Walk into most small businesses across New York City and you'll find a familiar frustration: artificial intelligence feels like a luxury they can't afford. While enterprise software companies market million-dollar AI solutions to Fortune 500 companies, the bodega owner on Atlantic Avenue or the family restaurant in Jackson Heights has been largely left behind.
That's changing, thanks to Adaptive Intelligence Systems (AIS), a Williamsburg-based startup that has quietly become one of the city's most consequential AI companies—not because it's chasing venture capital headlines, but because it's solving an unglamorous, urgent problem. The company's platform costs between $200 and $800 per month and handles inventory optimization, demand forecasting, and staffing recommendations without requiring businesses to overhaul their existing operations.
Founded in 2024 by former data engineers from JPMorgan Chase, AIS operates from a 12,000-square-foot space on Franklin Street, where its thirty-person team works directly with hundreds of local retailers and food service operators. By June 2026, the company has deployed its system across more than 1,200 businesses throughout the five boroughs—a penetration rate that has surprised even its founders.
"The insight was simple," according to the company's website. "Most small businesses aren't drowning because they lack AI. They're drowning because generic solutions ignore their constraints." Those constraints are real: limited IT staff, aging point-of-sale systems, and razor-thin margins that make expensive implementations impossible.
The impact has been measurable.

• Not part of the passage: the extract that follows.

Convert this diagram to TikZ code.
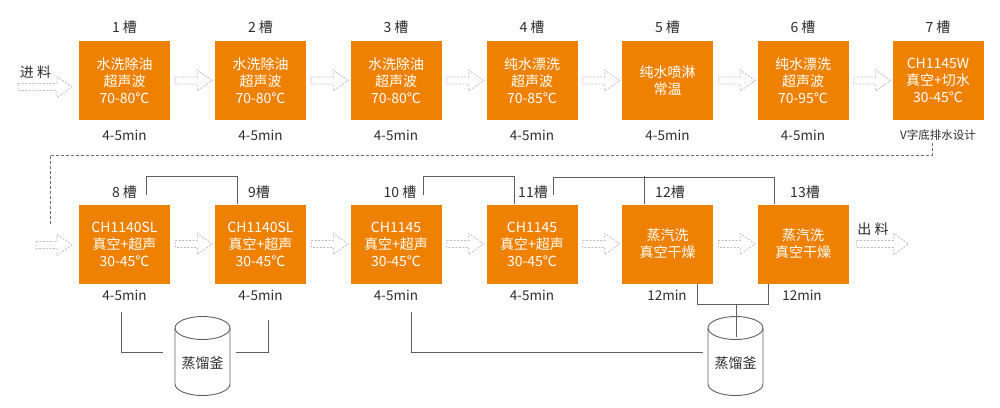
\documentclass[tikz,border=0pt]{standalone}
\usepackage{fontspec}
\setmainfont{Noto Sans CJK SC}
\usetikzlibrary{calc}
\definecolor{boxorange}{RGB}{238,129,0}
\definecolor{textgray}{RGB}{45,45,45}
\definecolor{pipegray}{RGB}{95,95,95}
\definecolor{feedgray}{RGB}{110,110,110}
\definecolor{arrowgray}{RGB}{190,190,190}
\begin{document}
\begin{tikzpicture}[x=1pt,y=-1pt,
  tank/.style={fill=boxorange, draw=none, minimum width=91pt, minimum height=79pt, inner sep=0pt, text=white, align=center, font=\fontsize{14}{17}\selectfont},
  slot/.style={text=textgray, font=\fontsize{14}{16}\selectfont, inner sep=0pt},
  mintime/.style={text=textgray, font=\fontsize{13.5}{15}\selectfont, inner sep=0pt},
  pipe/.style={draw=pipegray, line width=0.9pt},
  feed/.style={draw=feedgray, line width=0.9pt, dash pattern=on 3pt off 2pt},
  arrowline/.style={draw=arrowgray, line width=0.8pt, dash pattern=on 2pt off 1.5pt},
  pics/harrow/.style={code={\draw[arrowline] (0,-3.5) -- ({#1-15},-3.5) -- ({#1-15},-10.5) -- (#1,0) -- ({#1-15},10.5) -- ({#1-15},3.5) -- (0,3.5) -- cycle;}}
]
\useasboundingbox (0,0) rectangle (1000,407);

% row 1
\node[tank] (b1) at (124.5,80.5) {水洗除油\\超声波\\70-80℃};
\node[tank] (b2) at (260.5,80.5) {水洗除油\\超声波\\70-80℃};
\node[tank] (b3) at (396,80.5) {水洗除油\\超声波\\70-80℃};
\node[tank] (b4) at (532,80.5) {纯水漂洗\\超声波\\70-85℃};
\node[tank] (b5) at (667.5,80.5) {纯水喷淋\\常温};
\node[tank] (b6) at (803,80.5) {纯水漂洗\\超声波\\70-95℃};
\node[tank] (b7) at (938,80.5) {CH1145W\\真空+切水\\30-45℃};

\node[slot] (l1) at (124.5,27) {1 槽};
\node[slot] (l2) at (260.5,27) {2 槽};
\node[slot] (l3) at (396,27) {3 槽};
\node[slot] (l4) at (532,27) {4 槽};
\node[slot] (l5) at (667.5,27) {5 槽};
\node[slot] (l6) at (803,27) {6 槽};
\node[slot] (l7) at (938,27) {7 槽};

\node[mintime] (t1) at (124.5,135) {4-5min};
\node[mintime] (t2) at (260.5,135) {4-5min};
\node[mintime] (t3) at (396,135) {4-5min};
\node[mintime] (t4) at (532,135) {4-5min};
\node[mintime] (t5) at (667.5,135) {4-5min};
\node[mintime] (t6) at (803,135) {4-5min};
\node[text=textgray, font=\fontsize{11.5}{14}\selectfont, inner sep=0pt] (t7) at (938,135) {V字底排水设计};

\node[slot] (in) at (35.5,72) {进 料};
\pic at (18,87) {harrow=54};
\foreach \i in {1,...,6} {\pic at ($(b\i.east)+(5,0)$) {harrow=37};}

% dashed feed line from 7 to 8
\coordinate (f0) at (932,143);
\coordinate (f1) at (50,224);
\draw[feed] (f0) -- ++(0,12) -| (f1);

% row 2
\node[tank] (b8) at (124.5,244) {CH1140SL\\真空+超声\\30-45℃};
\node[tank] (b9) at (260.5,244) {CH1140SL\\真空+超声\\30-45℃};
\node[tank] (b10) at (396,244) {CH1145\\真空+超声\\30-45℃};
\node[tank] (b11) at (532,244) {CH1145\\真空+超声\\30-45℃};
\node[tank] (b12) at (667.5,244) {蒸汽洗\\真空干燥};
\node[tank] (b13) at (803,244) {蒸汽洗\\真空干燥};

\node[slot] (l8) at (124.5,192) {8 槽};
\node[slot] (l9) at (259,192) {9槽};
\node[slot] (l10) at (400,192) {10 槽};
\node[slot] (l11) at (533,192) {11槽};
\node[slot] (l12) at (670,192) {12槽};
\node[slot] (l13) at (805,192) {13槽};

\node[mintime] (t8) at (124.5,295) {4-5min};
\node[mintime] (t9) at (260.5,295) {4-5min};
\node[mintime] (t10) at (396,295) {4-5min};
\node[mintime] (t11) at (532,295) {4-5min};
\node[mintime] (t12) at (667,295) {12min};
\node[mintime] (t13) at (802,295) {12min};

\pic at (36,245) {harrow=36};
\foreach \i in {8,...,12} {\pic at ($(b\i.east)+(5,0)$) {harrow=37};}
\pic at ($(b13.east)+(8,0)$) {harrow=52};
\node[slot] (out) at (873,229) {出 料};

% top pipes
\coordinate (p8) at (146,195);
\draw[pipe] (p8) -- ++(0,-19) -| ([xshift=-23.5]b9.north);
\coordinate (p10) at (423,195);
\draw[pipe] (p10) -- ++(0,-19) -| ([xshift=-18]b11.north);
\coordinate (p11) at (553,195);
\draw[pipe] (p11) -- ++(0,-18) -| ([xshift=-29]b13.north);
\draw[pipe] ([xshift=-23.5]b12.north) -- ++(0,-28);

% bottom pipes
\coordinate (q8) at (121,312); \coordinate (e8) at (163,352);
\draw[pipe] (q8) |- (e8);
\coordinate (q9) at (268,320); \coordinate (e9) at (236,352);
\draw[pipe] (q9) |- (e9);
\coordinate (q10) at (411,312); \coordinate (e10) at (703,352);
\draw[pipe] (q10) |- (e10);
\draw[pipe] ([xshift=29.5]b12.south) -- ++(0,21) -| ([xshift=-35]b13.south);
\coordinate (v0) at (736,304.5); \coordinate (v1) at (736,337);
\draw[pipe] (v0) -- (v1);

% stills
\foreach \cx/\nm in {202.5/k1, 735.5/k2} {
  \draw[pipe] (\cx-27.5,328) -- (\cx-27.5,384) arc[start angle=180, end angle=0, x radius=27.5, y radius=11.5] -- (\cx+27.5,328);
  \draw[pipe] (\cx,328) ellipse[x radius=27.5, y radius=11.5];
  \node[slot] (\nm) at (\cx,363) {蒸馏釜};
}
\end{tikzpicture}
\end{document}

Pilot participants reported inventory carrying costs dropping by an average of 14 percent within four months. A network of Dominican-owned bodega chains across Washington Heights implemented AIS's system last fall and collectively saved roughly $340,000 in spoilage within six months.
What distinguishes AIS isn't technological novelty—its core algorithms draw from well-established machine learning research—but ruthless focus on usability. The platform integrates with legacy systems, works offline when internet drops, and provides recommendations in plain language rather than data dashboards that require interpretation.
As AI regulation tightens and larger tech companies face growing scrutiny over labor displacement, AIS represents a quieter narrative: technology built specifically to strengthen rather than replace local economic ecosystems. For New York's small business community, that distinction matters enormously. The real innovation isn't in the code. It's in finally making AI work for the people who actually run this city's economy.